Stephen Sestanovich [RSS], President Clinton’s ambassador to the former Soviet Union from 1997-2001, has an interesting op-ed in today’s NYT:
As Secretary of State Condoleezza Rice leaves today for a fence-mending swing through Europe, many Europeans have seized on her experience working for President Bush’s father as a reason to hope that she will revive a pragmatic, nonideological, less unilateral foreign policy. They forget what the diplomacy of the first Bush administration was really like. In dealing with the biggest European security issue raised by the end of the cold war – German unification – the United States opposed the major European powers (other than Germany, of course), ignored their views, got its way, and gave them almost nothing in return. In “Germany Unified and Europe Transformed,” her much-praised history of this period, Dr. Rice made clear that American policy was not based on consensus-building and respectful give-and-take. Her experience, she said, taught her the importance of pursuing “optimal goals even if they seem at the time politically infeasible.” She considered single-mindedness as the key to diplomatic success: a government that “knows what it wants” can usually get it.

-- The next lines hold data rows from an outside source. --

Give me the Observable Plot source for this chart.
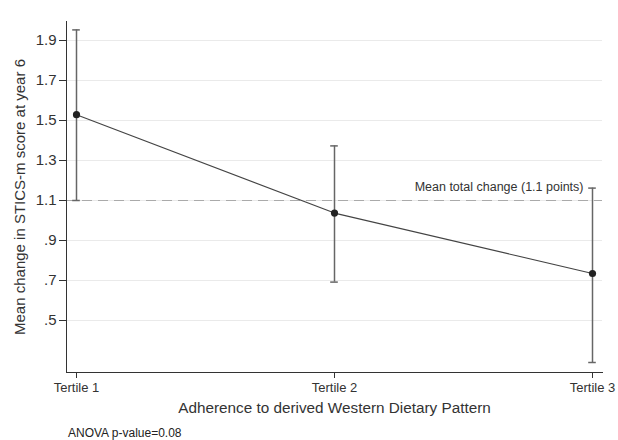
<!DOCTYPE html>
<html><head><meta charset="utf-8">
<script src="https://cdn.jsdelivr.net/npm/d3@7"></script>
<script src="https://cdn.jsdelivr.net/npm/@observablehq/plot@0.6"></script>
<style>
body{margin:0;background:#fff;font-family:"Liberation Sans",Arial,sans-serif;}
#cap{font-size:12px;color:#222;padding-left:68px;padding-top:6px;line-height:14px;}
</style></head><body>
<div id="chart"></div>
<div id="cap">ANOVA p-value=0.08</div>
<script>
const tertiles = ["Tertile 1", "Tertile 2", "Tertile 3"];
const means = [1.529, 1.037, 0.735];
const lowers = [1.10, 0.692, 0.29];
const uppers = [1.953, 1.373, 1.162];
const yTicks = [0.5, 0.7, 0.9, 1.1, 1.3, 1.5, 1.7, 1.9];
const yTickLabels = [".5", ".7", ".9", "1.1", "1.3", "1.5", "1.7", "1.9"];
const meanTotal = 1.1;
const meanTotalLabel = "Mean total change (1.1 points)";

const data = tertiles.map((t, i) => ({t, m: means[i], lo: lowers[i], hi: uppers[i]}));

const chart = Plot.plot({
  width: 618, height: 420,
  marginLeft: 66, marginRight: 16, marginTop: 21, marginBottom: 48,
  style: {fontFamily: "Liberation Sans, Arial, sans-serif", fontSize: "13px", color: "#333"},
  x: {type: "band", domain: tertiles, paddingInner: 0.96, paddingOuter: 0.01875, align: 0.5, label: null},
  y: {domain: [0.24, 1.995], label: null},
  marks: [
    Plot.ruleY(yTicks, {stroke: "#eaeaea", strokeWidth: 1}),
    Plot.ruleY([meanTotal], {stroke: "#aaa", strokeWidth: 1.2, strokeDasharray: "10,6"}),
    Plot.text([meanTotalLabel], {x: () => tertiles[2], y: () => meanTotal, text: d => d, textAnchor: "end", dx: -9, dy: -14, fontSize: 12.5, fill: "#333"}),
    Plot.ruleX(data, {x: "t", y1: "lo", y2: "hi", stroke: "#666", strokeWidth: 1.5}),
    Plot.tickY(data, {x: "t", y: "lo", insetLeft: 1.2, insetRight: 1.2, stroke: "#666", strokeWidth: 1.5}),
    Plot.tickY(data, {x: "t", y: "hi", insetLeft: 1.2, insetRight: 1.2, stroke: "#666", strokeWidth: 1.5}),
    Plot.line(data, {x: "t", y: "m", stroke: "#444", strokeWidth: 1.1}),
    Plot.dot(data, {x: "t", y: "m", r: 3.6, fill: "#222", stroke: "none"}),
    Plot.axisY(yTicks, {tickSize: 7, tickPadding: 3, fontSize: 15, stroke: "#333",
      tickFormat: v => yTickLabels[yTicks.indexOf(v)], label: null}),
    Plot.axisY({ticks: [], label: "Mean change in STICS-m score at year 6", labelAnchor: "center", labelArrow: "none", labelOffset: 52, fontSize: 15}),
    Plot.axisX(tertiles, {tickSize: 6, tickPadding: 4, fontSize: 13, stroke: "#333", label: null}),
    Plot.axisX({ticks: [], label: "Adherence to derived Western Dietary Pattern", labelAnchor: "center", labelArrow: "none", labelOffset: 40, fontSize: 15.3}),
    Plot.frame({anchor: "left", stroke: "#333"}),
    Plot.frame({anchor: "bottom", stroke: "#333"})
  ]
});
document.getElementById("chart").appendChild(chart);
</script>
</body></html>
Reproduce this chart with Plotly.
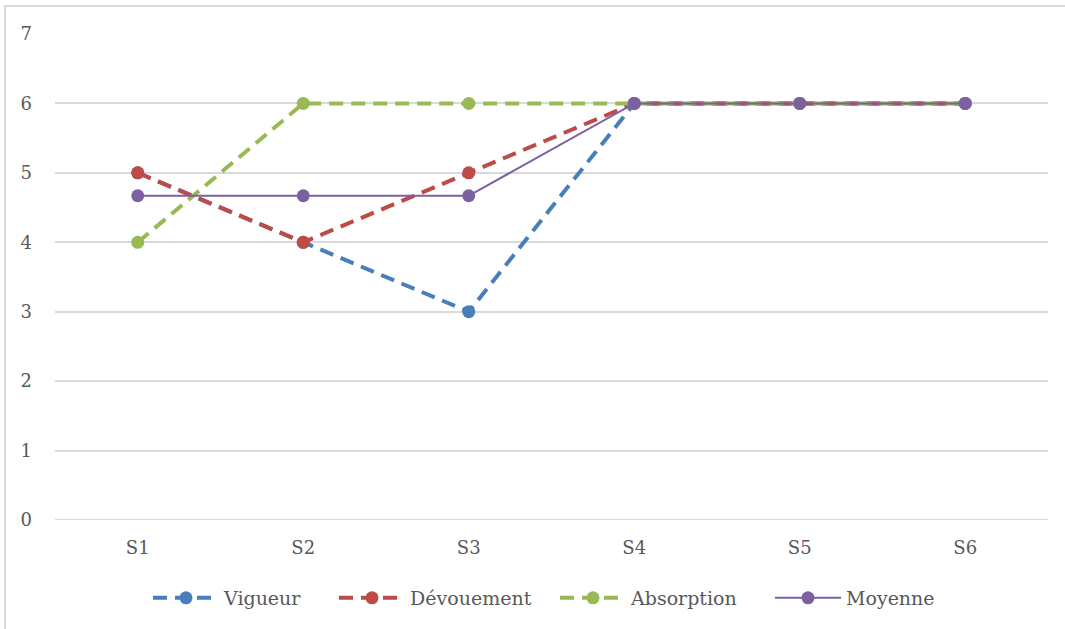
import plotly.graph_objects as go

categories = ["S1", "S2", "S3", "S4", "S5", "S6"]
vigueur = [5, 4, 3, 6, 6, 6]
devouement = [5, 4, 5, 6, 6, 6]
absorption = [4, 6, 6, 6, 6, 6]
moyenne = [4.67, 4.67, 4.67, 6, 6, 6]

series = [
    ("Vigueur", vigueur, "#4A7EBB", 4, "14px,8px"),
    ("Dévouement", devouement, "#BE4B48", 4, "14px,8px"),
    ("Absorption", absorption, "#98B954", 4, "14px,8px"),
    ("Moyenne", moyenne, "#7D60A0", 2, "solid"),
]
legend_ids = ["legend", "legend2", "legend3", "legend4"]
legend_px = [148, 334, 555, 770]

L, R, T, B = 55, 17, 34, 109
W, H = 1065, 629
pw = W - L - R
ph = H - T - B

font = "DejaVu Serif, Liberation Serif, serif"

fig = go.Figure()
for (name, vals, color, w, dash), lid in zip(series, legend_ids):
    fig.add_trace(go.Scatter(
        x=categories, y=vals, name=name, mode="lines+markers",
        line=dict(color=color, width=w, dash=dash),
        marker=dict(color=color, size=13),
        legend=lid,
    ))

legend_cfg = {}
for lid, px in zip(legend_ids, legend_px):
    legend_cfg[lid] = dict(
        orientation="h", x=(px - L) / pw, xanchor="left",
        y=(T + ph - 598) / ph, yanchor="middle",
        font=dict(size=19, color="#595959", family=font),
        itemwidth=66, bgcolor="rgba(0,0,0,0)",
    )

fig.update_layout(
    width=W, height=H,
    margin=dict(l=L, r=R, t=T, b=B),
    paper_bgcolor="white", plot_bgcolor="white",
    font=dict(family=font, size=18, color="#595959"),
    showlegend=True,
    xaxis=dict(range=[-0.5, 5.5], showgrid=False, showline=False, zeroline=False,
               ticks="", ticklabelstandoff=15),
    yaxis=dict(range=[0, 7], dtick=1, showgrid=True, gridcolor="#D9D9D9", gridwidth=2,
               zeroline=False, showline=False, ticks="", ticklabelstandoff=22),
    shapes=[dict(type="rect", xref="paper", yref="paper",
                 x0=(5 - L) / pw, x1=(W + 20 - L) / pw,
                 y0=-(H + 20 - T - ph) / ph, y1=1 + (T - 6) / ph,
                 line=dict(color="#D9D9D9", width=2), fillcolor="rgba(0,0,0,0)",
                 layer="below")],
    **legend_cfg,
)
fig.add_shape(type="line", xref="paper", yref="y", x0=0, x1=1, y0=0, y1=0,
              line=dict(color="#D9D9D9", width=2), layer="below")

fig.write_html("out.html", config={"displayModeBar": False},
               post_script="document.body.style.margin='0';")
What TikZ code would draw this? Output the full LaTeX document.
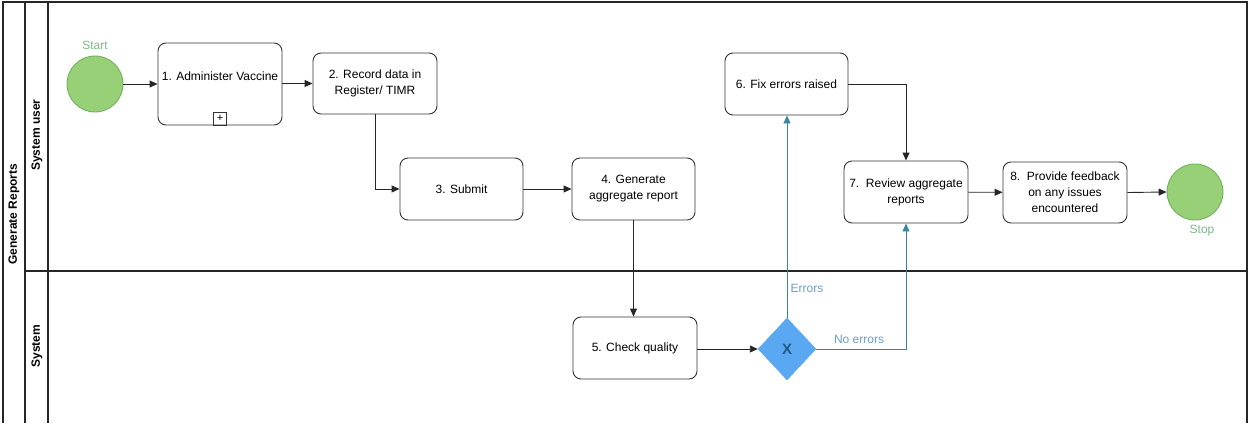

Is this just memoir braggadocio? Not at all. When the Berlin Wall fell, European leaders hated the idea of German unity. François Mitterrand told President Bush it would lead to war. Margaret Thatcher and Mikhail Gorbachev proposed a peculiar scheme to keep a united Germany in both NATO and the Warsaw Pact. But the bloody historical experiences behind such views didn’t sway Mr. Bush. If others didn’t trust the Germans, that was their problem, not his. Washington favored unification and wanted to achieve it as quickly as possible. In particular, American officials hoped for the rapid dismantlement of the East German state – a prospect our allies viewed with horror. Robert Zoellick, then the State Department official responsible for German policy and now Dr. Rice’s deputy-to-be, recalled that once the United States decided to accelerate the process, it encouraged the East German public to demand immediate unification and to vote out leaders who favored gradualism.
[…]
In the end, President Bush and his advisers made no real adjustments to conciliate worried allies. The memoirs of Mrs. Thatcher, Mr. Gorbachev and Mr. Mitterrand are shot through with frustration over how Washington kept them divided.
What explains this high-handedness? The Bush administration believed what most recent administrations have believed: our allies were shortsighted and confused, and not tough-minded enough to achieve lasting success on a large scale. This was Ronald Reagan’s view when he scrapped détente. It was Bill Clinton’s view when he abandoned the policy of “containing” genocide in the Balkans. And it was Madeleine Albright’s view when she explained what she meant in calling the United States an “indispensable” nation: “We see further than other countries into the future.”
Certainly true. The reason is one of perspective, not brilliance. The United States, alone among the world’s states, has truly global interests. We focus on the big picture, not because we’re particularly magnanimous or farsighted but because our sphere of interest demands it. The UK, perhaps because it is the most recent country to be a truly global power, is the only one that comes closest to our outlook. Germany, France, Russia, China, and others are major countries whose counsel should be taken. But their interests and vision is simply much more localized than ours.